Sustainable Drainage Systems or SuDS are widely regarded as an innovative and green way of managing water. However without effective legislation, developers have been slow to adopt it. The new guidelines mandate increased biodiversity, meaning that the creation of SuDS features such as swales and drainage ponds could become some of the most effective methods for increasing it in a limited area.
Why is this?
Swales and drainage ponds provide habitats for a variety of wildlife, insects and different varieties of plants. They can even provide sources of food and resting places for migratory birds. The key to all of this is that they utilise the so called ‘Edge Effect’ whereby two areas of different habitats interact, creating a whole that is greater than the sum of its parts. For example, an area of open ground by itself has a limited amount of biodiversity; however by introducing a drainage pond, you are not only increasing the variety of plants, insects, and wildlife that can utilise the drainage pond directly, but encouraging more biodiversity within the open ground species by increasing sources of food.

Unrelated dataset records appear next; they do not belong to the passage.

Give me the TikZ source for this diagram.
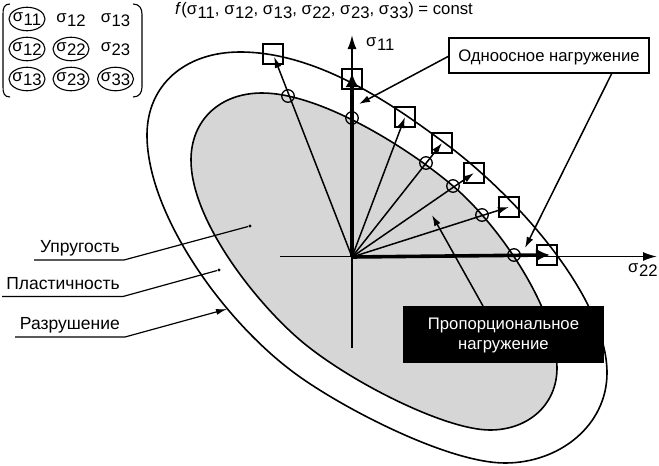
\documentclass[tikz,border=0pt]{standalone}
\usepackage{fontspec}
\setmainfont{Liberation Sans}
\usetikzlibrary{arrows.meta,shapes.geometric}
\newcommand{\sg}[1]{σ\kern0.5pt\raisebox{-4pt}{#1}}
\tikzset{
 x=1pt,y=-1pt,
 lbl/.style={inner sep=0pt,font=\fontsize{17.5}{20}\selectfont},
 ray/.style={line width=1.5pt,-{Latex[length=11pt,width=7pt]}},
 thick ray/.style={line width=3.6pt,-{Latex[length=14pt,width=13pt]}},
 axisl/.style={line width=1.7pt,-{Latex[length=14pt,width=9pt]}},
 sq/.style={draw,line width=1.6pt,minimum size=20pt,inner sep=0pt},
 circ/.style={draw,circle,line width=1.3pt,minimum size=12.5pt,inner sep=0pt},
 thinl/.style={line width=1.2pt},
 sig/.style={inner sep=0pt},
 oval/.style={draw,ellipse,line width=1.1pt,minimum width=36pt,minimum height=23.5pt,inner sep=0pt},
 dotend/.style={fill,circle,inner sep=0pt,minimum size=3.4pt},
 contour/.style={line width=1.6pt},
}
\begin{document}
\begin{tikzpicture}[every node/.append style={font=\fontsize{16.7}{19.5}\selectfont}]
\useasboundingbox (0,0) rectangle (659,466);
\draw[contour,fill=white] (240,52) .. controls (320,52) and (398,108) .. (450,147)
 .. controls (521.5,201.5) and (607,300) .. (607,373)
 .. controls (607,425) and (560,463) .. (505,463)
 .. controls (450,463) and (349,411.6) .. (300,377)
 .. controls (226,325) and (147,215) .. (147,135)
 .. controls (147,85) and (185,52) .. (240,52) -- cycle;
\draw[contour,fill=black!16] (262,93) .. controls (320,93) and (407,147) .. (453,186)
 .. controls (500,226) and (557,310) .. (557,368)
 .. controls (557,405) and (528,430) .. (490,430)
 .. controls (445,430) and (348,381) .. (300,340)
 .. controls (255,301.5) and (191,220) .. (191,160)
 .. controls (191,120) and (220,93) .. (262,93) -- cycle;
\coordinate (O) at (352,257);
\node[sq] (s1) at (273,54) {};
\node[sq] (s2) at (352,79) {};
\node[sq] (s3) at (405,117) {};
\node[sq] (s4) at (442,143) {};
\node[sq] (s5) at (474,173) {};
\node[sq] (s6) at (509,207) {};
\node[sq] (s7) at (547,255) {};
\node[circ] (c1) at (288,96) {};
\node[circ] (c2) at (352,118) {};
\node[circ] (c3) at (426,163) {};
\node[circ] (c4) at (453,186) {};
\node[circ] (c5) at (482,215) {};
\node[circ] (c6) at (514,255) {};
\coordinate (xs) at (280,256.5);
\coordinate (xe) at (657,256.5);
\coordinate (ye) at (352,35);
\coordinate (yb) at (352,348);
\draw[axisl] (xs) -- (xe);
\draw[axisl] (yb) -- (ye);
\draw[ray,shorten >=3pt] (O) -- (s1.center);
\draw[ray] (O) -- (s3.center);
\draw[ray] (O) -- (s4.center);
\draw[ray] (O) -- (s5.center);
\draw[ray] (O) -- (s6.center);
\draw[thick ray,shorten >=-6pt] (O) -- (s2.center);
\draw[thick ray,shorten >=-3pt] (O) -- (s7.center);
\node[sig,anchor=west] (a1) at (366,44) {\sg{11}};
\node[sig,anchor=west] (a2) at (628,270) {\sg{22}};
\node[sig,anchor=west] (f) at (175,11) {\textit{f}(\sg{11}, \sg{12}, \sg{13}, \sg{22}, \sg{23}, \sg{33}) = const};
\node[sig] (m11) at (27,19) {\sg{11}};
\node[sig] (m12) at (71,20) {\sg{12}};
\node[sig] (m13) at (115.5,20) {\sg{13}};
\node[sig] (m21) at (27,49) {\sg{12}};
\node[sig] (m22) at (71,49) {\sg{22}};
\node[sig] (m23) at (115.5,49) {\sg{23}};
\node[sig] (m31) at (27,79) {\sg{13}};
\node[sig] (m32) at (71,79) {\sg{23}};
\node[sig] (m33) at (115.5,79) {\sg{33}};
\foreach \n in {m11,m21,m22,m31,m32,m33}{\node[oval] at (\n) {};}
\draw[line width=1.1pt] (10,4) .. controls (4,4) and (3,8) .. (3,14) -- (3,87) .. controls (3,93) and (4,97) .. (10,97);
\draw[line width=1.1pt] (133,4) .. controls (139,4) and (142,8) .. (142,14) -- (142,87) .. controls (142,93) and (139,97) .. (133,97);
\node[draw,line width=1.4pt,fill=white,minimum width=200pt,minimum height=35pt,inner sep=0pt,text depth=0pt] (uni) at (549,55.5) {Одноосное нагружение};
\node[fill=black,minimum width=201pt,minimum height=57pt,inner sep=0pt] (prop) at (503.5,334.5) {};
\node[text=white,inner sep=0pt,align=center] (proptext) at (503.5,335.5) {Пропорциональное\\нагружение};
\coordinate (t1) at (359,104);
\coordinate (t2) at (525,248);
\coordinate (t3) at (432,215);
\coordinate (u1) at (449,56);
\coordinate (u2) at (612,73);
\coordinate (p3) at (483,306);
\draw[ray] (u1) -- (t1);
\draw[ray] (u2) -- (t2);
\draw[ray] (p3) -- (t3);
\node[lbl,anchor=east] (l1) at (120,248.5) {Упругость};
\node[lbl,anchor=east] (l2) at (120,284) {Пластичность};
\node[lbl,anchor=east] (l3) at (120,325.5) {Разрушение};
\coordinate (e1a) at (34,260); \coordinate (e1b) at (124,260); \node[dotend] (d1) at (250,226) {};
\coordinate (e2a) at (2,296.5); \coordinate (e2b) at (123,296.5); \node[dotend] (d2) at (219,270) {};
\coordinate (e3a) at (15,337); \coordinate (e3b) at (125,337); \coordinate (d3) at (227,309);
\draw[thinl] (e1a) -- (e1b) -- (d1);
\draw[thinl] (e2a) -- (e2b) -- (d2);
\draw[thinl,-{Latex[length=11pt,width=6pt]}] (e3a) -- (e3b) -- (d3);
\end{tikzpicture}
\end{document}
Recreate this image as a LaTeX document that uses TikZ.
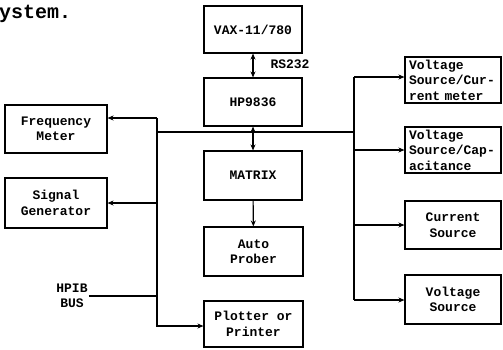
\documentclass[tikz,border=0pt]{standalone}
\usepackage{fontspec}
\setmonofont{Liberation Mono}
\usetikzlibrary{arrows.meta}
\begin{document}
\begin{tikzpicture}[x=1pt,y=-1pt,
  txt/.style={font=\ttfamily\bfseries\fontsize{13}{15.5}\selectfont,align=center,inner sep=1pt},
  box/.style={txt,draw,line width=1.1pt},
  wire/.style={line width=1.1pt},
  arr/.style={wire,-{Stealth[length=6pt,width=5pt]}}]
\useasboundingbox (0,0) rectangle (503,349);
%caption fragment
\node[anchor=base west,inner sep=0pt,font=\ttfamily\bfseries\fontsize{20}{24}\selectfont] (cap) at (-1,18) {ystem.};
%center column
\node[box,minimum width=98pt,minimum height=47pt] (vax) at (253,29.5) {VAX-11/780};
\node[box,minimum width=98pt,minimum height=48pt] (hp) at (253,102) {HP9836};
\node[box,minimum width=98pt,minimum height=49pt] (mat) at (253,175.5) {MATRIX};
\node[box,minimum width=99pt,minimum height=49pt] (prob) at (253.5,251.5) {Auto\\Prober};
\node[box,minimum width=99pt,minimum height=46pt] (plot) at (253.5,324) {Plotter or\\Printer};
\node[txt] (rs) at (290,64) {RS232};
%left column
\node[box,minimum width=102pt,minimum height=48pt] (freq) at (56,129) {Frequency\\Meter};
\node[box,minimum width=102pt,minimum height=50pt] (sig) at (56,203) {Signal\\Generator};
\node[txt] (hpib) at (72,296) {HPIB\\BUS};
%right column
\node[box,minimum width=96pt,minimum height=46pt,text width=88pt,align=left] (r1) at (453,80) {Voltage\\Source/Cur-\\rent meter};
\node[box,minimum width=96pt,minimum height=46pt,text width=88pt,align=left] (r2) at (453,150) {Voltage\\Source/Cap-\\acitance};
\node[box,minimum width=96pt,minimum height=48pt] (r3) at (453,225) {Current\\Source};
\node[box,minimum width=96pt,minimum height=49pt] (r4) at (453,299.5) {Voltage\\Source};
%bus points
\coordinate (ltop) at (157,118);
\coordinate (lbot) at (157,326);
\coordinate (hbus) at (157,132);
\coordinate (rbus) at (354,132);
\coordinate (rtop) at (354,77);
\coordinate (rbot) at (354,300);
%center links
\draw[wire,{Stealth[length=6pt,width=5pt]}-{Stealth[length=6pt,width=5pt]}] (vax) -- (hp);
\draw[wire,{Stealth[length=6pt,width=5pt]}-{Stealth[length=6pt,width=5pt]}] (hp) -- (mat);
\draw[arr] (mat) -- (prob);
%left bus
\draw[arr] (ltop) -- (ltop -| freq.east);
\draw[arr] (sig.east -| ltop) -- (sig.east);
\draw[arr] (ltop) -- (lbot) -- (lbot -| plot.west);
\draw[wire] (hpib.east) -- (hpib.east -| ltop);
\draw[wire] (hbus) -- (rbus);
%right bus
\draw[wire] (rtop) -- (rbot);
\draw[arr] (rtop) -- (rtop -| r1.west);
\draw[arr] (r2.west -| rtop) -- (r2.west);
\draw[arr] (r3.west -| rtop) -- (r3.west);
\draw[arr] (rbot) -- (rbot -| r4.west);
\end{tikzpicture}
\end{document}
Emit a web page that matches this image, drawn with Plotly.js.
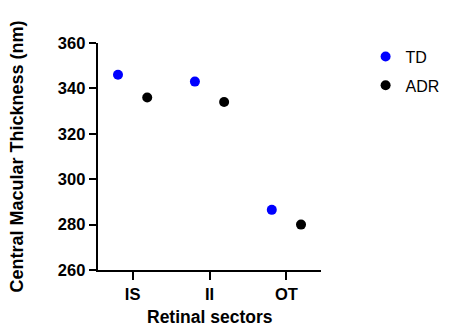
<!DOCTYPE html>
<html><head><meta charset="utf-8">
<script src="https://cdn.plot.ly/plotly-3.0.1.min.js"></script>
<style>body{margin:0;padding:0;background:#fff}#chart{width:456px;height:327px}</style>
</head><body><div id="chart"></div>
<script>
const categories = ["IS", "II", "OT"];
const tdValues = [346, 343, 286.5];
const adrValues = [336, 334, 280];
const seriesNames = ["TD", "ADR"];
const yTicks = [260, 280, 300, 320, 340, 360];
const xTitle = "Retinal sectors";
const yTitle = "Central Macular Thickness (nm)";

const idx = categories.map((c, i) => i);
const off = 0.19;
const font = {family: "Liberation Sans, Arial, sans-serif", color: "#000"};

const traces = [
  {x: idx.map(i => i - off), y: tdValues, name: seriesNames[0], type: "scatter", mode: "markers",
   legendgroup: "a", marker: {color: "#0000ff", size: 10}},
  {x: idx.map(i => i + off), y: adrValues, name: seriesNames[1], type: "scatter", mode: "markers",
   legendgroup: "b", marker: {color: "#000000", size: 10}}
];

const layout = {
  width: 456, height: 327,
  margin: {l: 98, r: 128, t: 43, b: 57},
  paper_bgcolor: "#fff", plot_bgcolor: "#fff",
  font: Object.assign({size: 16}, font),
  showlegend: true,
  legend: {x: 1.2, y: 1.015, xanchor: "left", yanchor: "top", tracegroupgap: 5, traceorder: "grouped",
    font: Object.assign({size: 16}, font), itemsizing: "trace"},
  xaxis: {
    range: [-0.45, 2.45], tickvals: idx, ticktext: categories,
    showline: true, linewidth: 2.3, linecolor: "#000", showgrid: false, zeroline: false,
    ticks: "outside", ticklen: 8, tickwidth: 2, tickcolor: "#000",
    tickfont: Object.assign({size: 16.5, weight: "bold"}, font)
  },
  yaxis: {
    range: [260, 360], tickvals: yTicks,
    showline: true, linewidth: 2.3, linecolor: "#000", showgrid: false, zeroline: false,
    ticks: "outside", ticklen: 7, tickwidth: 2, tickcolor: "#000",
    tickfont: Object.assign({size: 16.5, weight: "bold"}, font),
    title: {text: yTitle, font: Object.assign({size: 18, weight: "bold"}, font), standoff: 30}
  },
  annotations: [{
    text: xTitle, xref: "paper", yref: "paper", x: 0.5, y: -0.158,
    xanchor: "center", yanchor: "top", showarrow: false, borderpad: 0,
    font: Object.assign({size: 17.5, weight: "bold"}, font)
  }]
};
Plotly.newPlot("chart", traces, layout, {displayModeBar: false, staticPlot: true});
</script></body></html>
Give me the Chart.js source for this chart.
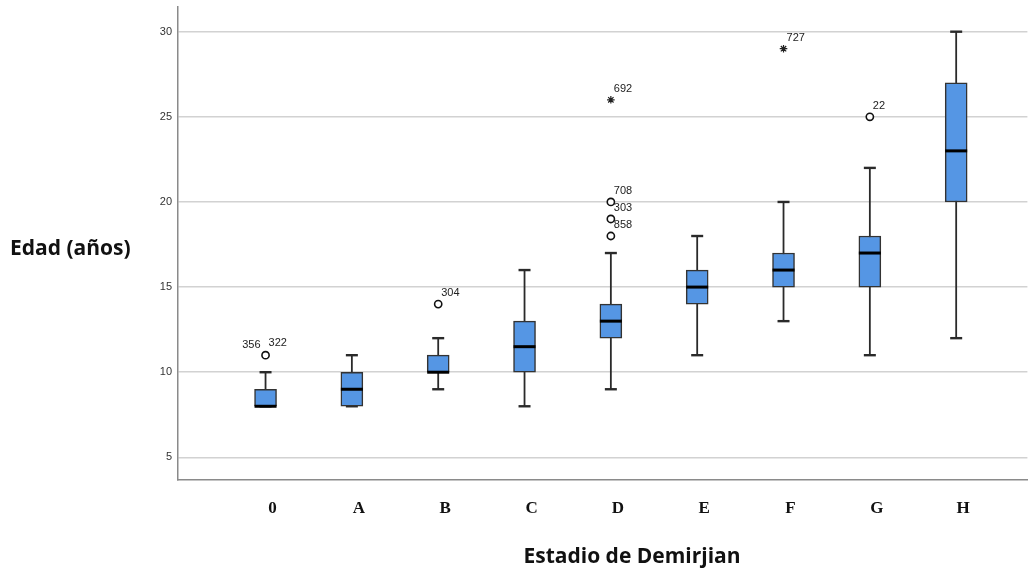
<!DOCTYPE html>
<html>
<head>
<meta charset="utf-8">
<script src="https://cdn.jsdelivr.net/npm/chart.js@4"></script>
<style>
  body { margin: 0; background: #fff; }
  #wrap { width: 1033px; height: 569px; }
</style>
</head>
<body>
<div id="wrap"><canvas id="boxChart" width="1033" height="569"></canvas></div>
<script>
// Datos
const stages = ['0', 'A', 'B', 'C', 'D', 'E', 'F', 'G', 'H'];
const whiskerLow = [8, 8, 9, 8, 9, 11, 13, 11, 12];
const q1 = [8, 8, 10, 10, 12, 14, 15, 15, 20];
const median = [8, 9, 10, 11.5, 13, 15, 16, 17, 23];
const q3 = [9, 10, 11, 13, 14, 16, 17, 18, 27];
const whiskerHigh = [10, 11, 12, 16, 17, 18, 20, 22, 30];

// Atípicos: categoría, valor, tipo (o = círculo, * = extremo) y casos
const outStage = [0, 2, 4, 4, 4, 4, 6, 7];
const outValue = [11, 14, 18, 19, 20, 26, 29, 25];
const outKind = ['o', 'o', 'o', 'o', 'o', '*', '*', 'o'];
const outCases = [['356', '322'], ['304'], ['858'], ['303'], ['708'], ['692'], ['727'], ['22']];

const yTitle = 'Edad (años)';
const xTitle = 'Estadio de Demirjian';

Chart.defaults.font.family = '"Liberation Sans", Arial, sans-serif';

// Bigotes, medianas y etiquetas de casos
const boxExtras = {
  id: 'boxExtras',
  beforeDatasetsDraw(chart) {
    const { ctx, scales: { x, y } } = chart;
    ctx.save();
    ctx.strokeStyle = '#2a2a2a';
    stages.forEach((s, i) => {
      const cx = x.getPixelForValue(i);
      const lo = y.getPixelForValue(whiskerLow[i]);
      const hi = y.getPixelForValue(whiskerHigh[i]);
      ctx.lineWidth = 1.8;
      ctx.beginPath();
      ctx.moveTo(cx, lo);
      ctx.lineTo(cx, hi);
      ctx.stroke();
      ctx.lineWidth = 2.4;
      [lo, hi].forEach(py => {
        ctx.beginPath();
        ctx.moveTo(cx - 6, py);
        ctx.lineTo(cx + 6, py);
        ctx.stroke();
      });
    });
    ctx.restore();
  },
  afterDatasetsDraw(chart) {
    const { ctx, scales: { x, y } } = chart;
    const bars = chart.getDatasetMeta(0).data;
    ctx.save();
    ctx.strokeStyle = '#000';
    ctx.lineWidth = 3;
    stages.forEach((s, i) => {
      const cx = x.getPixelForValue(i);
      const half = bars[i].width / 2;
      const py = y.getPixelForValue(median[i]);
      ctx.beginPath();
      ctx.moveTo(cx - half, py);
      ctx.lineTo(cx + half, py);
      ctx.stroke();
    });

    ctx.font = '11px "Liberation Sans", Arial, sans-serif';
    ctx.fillStyle = '#222';
    ctx.textBaseline = 'alphabetic';
    outStage.forEach((st, k) => {
      const px = x.getPixelForValue(st);
      const py = y.getPixelForValue(outValue[k]);
      const ids = outCases[k];
      if (ids.length === 2) {
        ctx.textAlign = 'right';
        ctx.fillText(ids[0], px - 5, py - 7);
        ctx.textAlign = 'left';
        ctx.fillText(ids[1], px + 3, py - 9);
      } else {
        ctx.textAlign = 'left';
        ctx.fillText(ids[0], px + 3, py - 8);
      }
    });
    ctx.restore();
  },
  afterDraw(chart) {
    const { ctx } = chart;
    ctx.save();
    ctx.fillStyle = '#111';
    ctx.font = 'bold 21px "Open Sans", sans-serif';
    ctx.textBaseline = 'alphabetic';
    ctx.textAlign = 'left';
    ctx.fillText(yTitle, 10, 255);
    ctx.textAlign = 'center';
    ctx.fillText(xTitle, 632, 563);
    ctx.restore();
  }
};

const circles = [];
const stars = [];
outStage.forEach((st, k) => {
  const pt = { x: st, y: outValue[k] };
  if (outKind[k] === '*') stars.push(pt); else circles.push(pt);
});

const ctx = document.getElementById('boxChart').getContext('2d');
const myChart = new Chart(ctx, {
  type: 'bar',
  data: {
    datasets: [
      {
        label: 'Caja',
        data: stages.map((s, i) => ({ x: i, y: [q1[i], q3[i]] })),
        backgroundColor: '#5596e4',
        borderColor: '#333',
        borderWidth: 1.5,
        borderSkipped: false,
        barThickness: 22
      },
      {
        type: 'scatter',
        label: 'Atípicos',
        data: circles,
        pointStyle: 'circle',
        pointRadius: 3.6,
        backgroundColor: '#fff',
        borderColor: '#111',
        borderWidth: 1.6
      },
      {
        type: 'scatter',
        label: 'Extremos',
        data: stars,
        pointStyle: 'star',
        pointRadius: 3.8,
        backgroundColor: '#111',
        borderColor: '#222',
        borderWidth: 1.2
      }
    ]
  },
  options: {
    responsive: false,
    animation: false,
    layout: { padding: { top: 7, right: 0, left: 0, bottom: 0 } },
    plugins: {
      legend: { display: false },
      tooltip: { enabled: false }
    },
    scales: {
      x: {
        type: 'linear',
        offset: false,
        min: -1.014,
        max: 8.825,
        afterFit: (scale) => {
          scale.height = 89;
          scale.paddingLeft = 0;
          scale.paddingRight = 0;
        },
        grid: { display: false, drawTicks: false, offset: false },
        border: { display: true, color: '#8a8a8a', width: 1.5 },
        ticks: {
          stepSize: 1,
          includeBounds: false,
          autoSkip: false,
          maxRotation: 0,
          padding: 18,
          labelOffset: 7,
          color: '#111',
          font: { family: '"Liberation Serif", "Times New Roman", serif', weight: 'bold', size: 17 },
          callback: (v) => stages[v] ?? ''
        }
      },
      y: {
        min: 3.67,
        max: 31.45,
        afterFit: (scale) => {
          scale.width = 178;
          scale.paddingTop = 0;
          scale.paddingBottom = 0;
        },
        grid: { color: '#d2d2d2', lineWidth: 1.6, drawTicks: false },
        border: { display: true, color: '#8a8a8a', width: 1.5 },
        ticks: {
          stepSize: 5,
          includeBounds: false,
          padding: 6,
          color: '#333',
          font: { size: 11 }
        }
      }
    }
  },
  plugins: [boxExtras]
});
</script>
</body>
</html>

The benefits for developers and communities
SuDS have a variety of benefits for customers and local human inhabitants too though. To start they can provide attractive aesthetic elements, bringing an array of new plants and animals to the area from dragon flies to water lilies. These can become anything from features for a property, to an outdoors classroom for local schools, teaching children about ecology.
For developers, local authorities, and the water industry however they limit the impact of new developments on existing surface water systems. Unsustainable impact on local infrastructure can be a key element in refusing new planning permission, so reducing the impact of new builds on this should be a focus of any developers.
They can also provide a new layer to local flood defences, which as weather patterns become more extreme should be a key element of design for future proofing.
Lastly as the UK moves towards a greener, carbon neutral future and issues such as re-wilding and biodiversity become more important to local authorities and the public; small changes such as introducing SuDS into a development can be a major asset to gaining support for new developments.